Col passare degli anni la comunicazione mediante radiotelevisione è diventata più stentata per almeno due cause: la prima riguarda chi parla ed appare con la ferma intenzione di colpire chi ascolta e chi vede, per cui ricorre anche a toni catastrofici, ridondanti ed eccessivi, dimenticando, invece, che si deve comunicare con riferimento ai fatti disgiunti dalle opinioni.
La seconda riguarda chi riceve i messaggi, che si abitua sempre di più a frasi corte che spesso non esprimono un significato compiuto.
Questo difetto è stato fortemente amplificato negli ultimi decenni dalla smisurata diffusione del linguaggio digitale, un linguaggio che è sempre più breve, sintetico, che utilizza spesso elementi grafici contratti (x al posto di per), anche in questo caso per colpire l’attenzione e per indirizzare al cervello degli ascoltatori concetti e fatti.
Conseguenza di quanto precede è la diffusione sempre maggiore di una sorta di ignoranza di ritorno, secondo la quale la gente ormai comunica con spezzoni. Così andando le cose si finirà per parlare a gesti.
La lacuna più grave è che chi parla non trasferisce concetti, vale a dire la sintesi del messaggio, bensì parole messe in fila una appresso all’altra, senza l’obiettivo di farsi capire, ma solo quello di farsi ascoltare.
Com’è noto a pochi, i concetti si possono paragonare ai nodi di una rete, molto estesa, ma formata da questi incroci di numero limitato.
Purtroppo la capacità di sintesi che occorre per esprimersi mediante concetti (i nodi della rete) diventa sempre più ridotta proprio perché i cittadini non hanno più l’abitudine di leggere in modo da comprendere, in maniera compiuta, i messaggi insiti nella lettura.

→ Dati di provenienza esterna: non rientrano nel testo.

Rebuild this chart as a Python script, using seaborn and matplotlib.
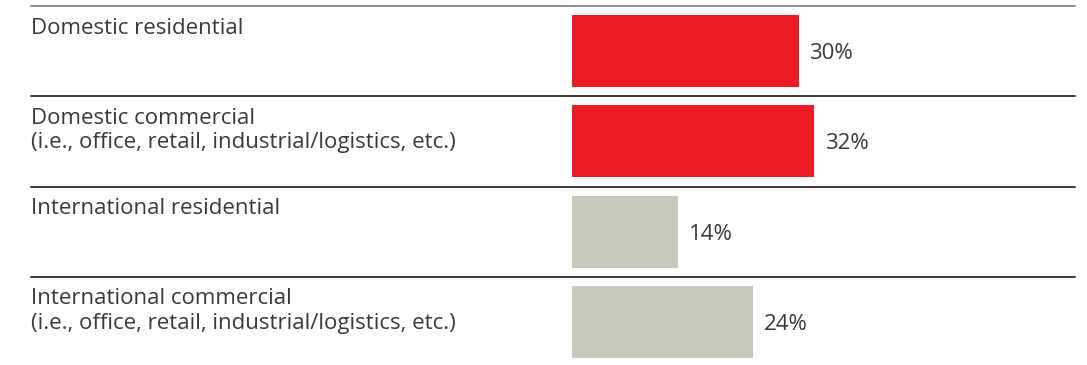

È vero, la vendita di libri è cresciuta nel 2018-2019, ma troppo spesso essi servono per fare bella mostra nelle librerie di casa e negli studi professionali ed imprenditoriali e non per acquisire saperi.
Mettere insieme parole senza che abbiano un filo logico e senza che siano collegati a fatti passati e presenti, è un modo per indurre le persone a capire di meno, cosicché si possa approfittare della loro ignoranza per gestirle.

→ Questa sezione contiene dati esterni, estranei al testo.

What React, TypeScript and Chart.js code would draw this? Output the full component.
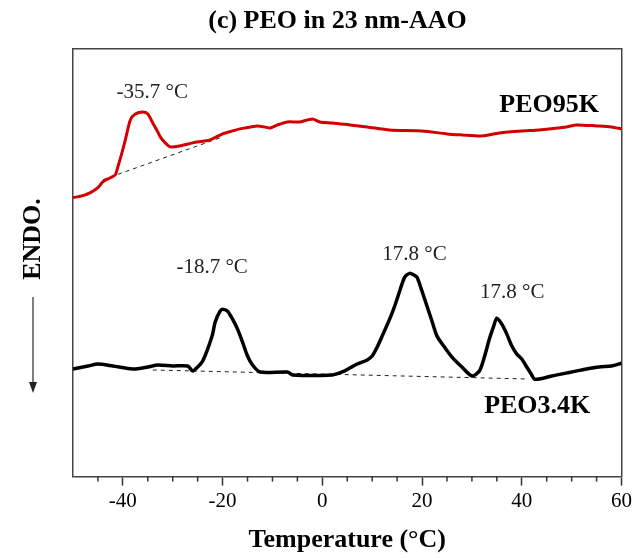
import React, { useEffect, useRef } from "react";
import { Chart, registerables } from "chart.js";

Chart.register(...registerables);

// PEO95K (red) trace: temperature (°C) and heat-flow signal (arbitrary units)
const t95K = [-50, -48, -46.5, -45, -44, -42.5, -41.5, -41, -40.3, -39.5, -38.5, -37.5, -36, -35, -34, -33, -32.5, -31.5, -30.5, -28.5, -26, -22.5, -20, -18, -16.5, -13, -10.5, -9, -7, -4.5, -2, -0.5, 2, 5.5, 9, 13.5, 20, 25, 28, 32, 35.5, 40, 43.5, 49, 51, 55, 58, 60];
const y95K = [280, 282, 285, 290, 296, 300, 303, 311, 323, 338, 358, 364, 366, 364, 355, 346, 341, 335, 331, 332, 335, 338, 344, 347, 349, 352, 350, 353, 356, 356, 359, 356, 355, 353, 351, 348, 347, 344, 343, 342, 345, 347, 348, 351, 353, 352, 351, 349];

// PEO3.4K (black) trace
const t34K = [-50, -47, -45, -42, -38, -35, -33, -30, -27, -26, -25, -24, -23, -22, -21.5, -20.5, -20, -19, -18, -17, -16, -15, -14, -12.5, -7, -6, 2, 4, 5.5, 7, 9, 10, 11, 12, 13.5, 14.5, 15.5, 16.5, 17.5, 18.5, 19, 20, 21, 22, 23, 24.5, 26, 28, 30, 31.5, 32.5, 33.5, 34.3, 35, 36, 37, 38, 39, 40, 41, 42, 42.5, 43.5, 46, 50, 53, 55.5, 58, 59.5, 60];
const y34K = [108, 111, 113, 111, 108, 110, 112, 111, 111, 106, 110, 116, 128, 143, 155, 166, 168, 166, 158, 148, 135, 121, 112, 105, 105, 102, 102, 105, 109, 113, 117, 121, 130, 141, 158, 171, 186, 200, 204, 202, 200, 186, 171, 156, 141, 130, 120, 110, 101, 106, 120, 138, 150, 159, 153, 143, 131, 123, 118, 110, 102, 98, 98, 101, 105, 108, 110, 111, 113, 114];

// Baselines (dashed)
const base95KT = [-44, -20];
const base95KY = [298, 341];
const base34KT = [-34, 41];
const base34KY = [107, 98];

// Annotations: text, temperature, signal
const noteTexts = ["-35.7 °C", "-18.7 °C", "17.8 °C", "17.8 °C"];
const noteT = [-34.1, -22.1, 18.5, 38.1];
const noteY = [386, 210, 223, 185];
const seriesNames = ["PEO95K", "PEO3.4K"];
const seriesNameT = [45.5, 43.1];
const seriesNameY = [373, 71];

const xMin = -50;
const xMax = 60;
const yMin = 0;
const yMax = 429;
const majorStep = 20;
const minorStep = 5;

const SERIF = "'Liberation Serif', 'DejaVu Serif', serif";

const toPts = (xs: number[], ys: number[]) => xs.map((x, i) => ({ x, y: ys[i] }));

export default function App() {
  const ref = useRef<HTMLCanvasElement | null>(null);

  useEffect(() => {
    if (!ref.current) return;

    const decor = {
      id: "decor",
      afterDraw(chart: any) {
        const ctx = chart.ctx;
        const xs = chart.scales.x;
        const ys = chart.scales.y;
        const area = chart.chartArea;
        ctx.save();
        // minor ticks
        ctx.strokeStyle = "#333";
        ctx.lineWidth = 1.5;
        xs.ticks.forEach((tk: any) => {
          const v = tk.value;
          if (v % majorStep === 0 || v === xMin || v === xMax) return;
          const px = xs.getPixelForValue(v);
          ctx.beginPath();
          ctx.moveTo(px, area.bottom);
          ctx.lineTo(px, area.bottom + 5);
          ctx.stroke();
        });
        // annotations
        ctx.fillStyle = "#222";
        ctx.textAlign = "center";
        ctx.textBaseline = "middle";
        ctx.font = `21px ${SERIF}`;
        noteTexts.forEach((t, i) => {
          ctx.fillText(t, xs.getPixelForValue(noteT[i]), ys.getPixelForValue(noteY[i]));
        });
        ctx.fillStyle = "#000";
        ctx.font = `bold 26px ${SERIF}`;
        seriesNames.forEach((t, i) => {
          ctx.fillText(t, xs.getPixelForValue(seriesNameT[i]), ys.getPixelForValue(seriesNameY[i]));
        });
        // ENDO. label with arrow
        ctx.save();
        ctx.translate(33, 239);
        ctx.rotate(-Math.PI / 2);
        ctx.font = `bold 26px ${SERIF}`;
        ctx.fillText("ENDO.", 0, 0);
        ctx.restore();
        ctx.strokeStyle = "#555";
        ctx.lineWidth = 1.5;
        ctx.beginPath();
        ctx.moveTo(33, 297);
        ctx.lineTo(33, 385);
        ctx.stroke();
        ctx.fillStyle = "#222";
        ctx.beginPath();
        ctx.moveTo(29, 382);
        ctx.lineTo(37, 382);
        ctx.lineTo(33, 393);
        ctx.closePath();
        ctx.fill();
        ctx.restore();
      },
    };

    const chart = new Chart(ref.current, {
      type: "line",
      data: {
        datasets: [
          {
            data: toPts(t95K, y95K),
            borderColor: "rgb(210,0,0)",
            borderWidth: 3,
            pointRadius: 0,
            tension: 0.25,
            order: 1,
          },
          {
            data: toPts(t34K, y34K),
            borderColor: "#000",
            borderWidth: 3.5,
            pointRadius: 0,
            tension: 0.25,
            order: 1,
          },
          {
            data: toPts(base95KT, base95KY),
            borderColor: "#222",
            borderWidth: 1,
            borderDash: [4, 4],
            pointRadius: 0,
            order: 2,
          },
          {
            data: toPts(base34KT, base34KY),
            borderColor: "#222",
            borderWidth: 1,
            borderDash: [4, 4],
            pointRadius: 0,
            order: 2,
          },
        ],
      },
      options: {
        responsive: false,
        animation: false,
        layout: { padding: { left: 40, right: 0, top: 0, bottom: 0 } },
        plugins: {
          legend: { display: false },
          tooltip: { enabled: false },
          title: {
            display: true,
            text: "(c) PEO in 23 nm-AAO",
            color: "#000",
            font: { family: SERIF, size: 26, weight: "bold" },
            padding: { top: 6, bottom: 12 },
          },
        },
        scales: {
          x: {
            type: "linear",
            position: "bottom",
            min: xMin,
            max: xMax,
            grid: {
              drawOnChartArea: false,
              tickLength: 9,
              tickWidth: 1.5,
              tickColor: (c: any) => (c.tick && c.tick.value % majorStep === 0 ? "#333" : "rgba(0,0,0,0)"),
            },
            border: { color: "#444", width: 1.5 },
            ticks: {
              stepSize: minorStep,
              autoSkip: false,
              maxRotation: 0,
              padding: 3,
              color: "#000",
              font: { family: SERIF, size: 21 },
              callback: (v: any) => (Number(v) % majorStep === 0 ? String(v) : ""),
            },
            title: {
              display: true,
              text: "Temperature (°C)",
              color: "#000",
              font: { family: SERIF, size: 26, weight: "bold" },
              padding: { top: 8, bottom: 2 },
            },
          },
          x2: {
            type: "linear",
            position: "top",
            min: xMin,
            max: xMax,
            grid: { drawOnChartArea: false, drawTicks: false },
            border: { color: "#444", width: 1.5 },
            ticks: { display: false },
          },
          y: {
            type: "linear",
            position: "left",
            min: yMin,
            max: yMax,
            grid: { drawOnChartArea: false, drawTicks: false },
            border: { color: "#444", width: 1.5 },
            ticks: { display: false },
            afterFit: (s: any) => {
              s.width = 33;
            },
          },
          y2: {
            type: "linear",
            position: "right",
            min: yMin,
            max: yMax,
            grid: { drawOnChartArea: false, drawTicks: false },
            border: { color: "#444", width: 1.5 },
            ticks: { display: false },
            afterFit: (s: any) => {
              s.width = 13;
            },
          },
        },
      },
      plugins: [decor],
    } as any);

    return () => chart.destroy();
  }, []);

  return (
    <div style={{ position: "absolute", left: 0, top: 0, width: 635, height: 558, background: "#fff" }}>
      <canvas ref={ref} width={635} height={558} style={{ display: "block" }} />
    </div>
  );
}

La conversazione. Ecco cosa manca ormai nelle famiglie, nei salotti, nei circoli, nei bar e in tutti quei luoghi in cui si riunisce la gente. Quello della conversazione era il momento in cui si confrontavano idee, culture diverse, ideali, al seguito dei quali le persone capivano di più, erano più informate e quindi facevano valutazioni che servivano a scelte migliori.
Non esiste più il Simposio. Vi ricordate che era la seconda parte del banchetto dei Greci e dei Romani, nella quale i commensali bevevano secondo la prescrizione del Simposiarca, cantavano canti conviviali, recitavano poesie, assistevano ad intrattenimenti vari, nonché conversavano.
Ecco, il Simposio si è perso, perché nelle famiglie queste riunioni non si fanno più, gli amici preferiscono riunirsi in luoghi pubblici per divertirsi, come se il confronto di idee non possa essere divertente, forse più che raccontarsi barzellette.
È chiaro che è molto più facile parlare di amenità piuttosto che di cose serie, affrontando argomenti che riguardano non solo la propria cerchia di amici, conoscenti e parenti, ma anche le grandi questioni di interesse generale, quell’interesse che dev’essere considerato sempre superiore all’interesse personale.
La questione che esaminiamo non è di poco conto, ma riguarda la capacità dei cittadini di esprimere valutazioni politiche e quindi di fare scelte ponderate e ragionevoli.
Se ognuno avesse la consapevolezza che il suo voto potrebbe essere determinante per il futuro del Paese, penserebbe seriamente a come esprimerlo, non in base a quello che dicono gli imbonitori politici, ma in base al proprio convincimento fondato sulla conoscenza dinamica.
Chi fosse dotato di saperi, eviterebbe di non andare alle urne, comprendendo che così facendo si adegua alla volontà di chi invece vi è andato.
La questione politica è al vertice di tutte le questioni che riguardano i cittadini. Andrebbe presa con molta serietà e non messa da canto da chi non vuole impegnarsi seriamente e coscienziosamente nella vita, che scorre inutilmente!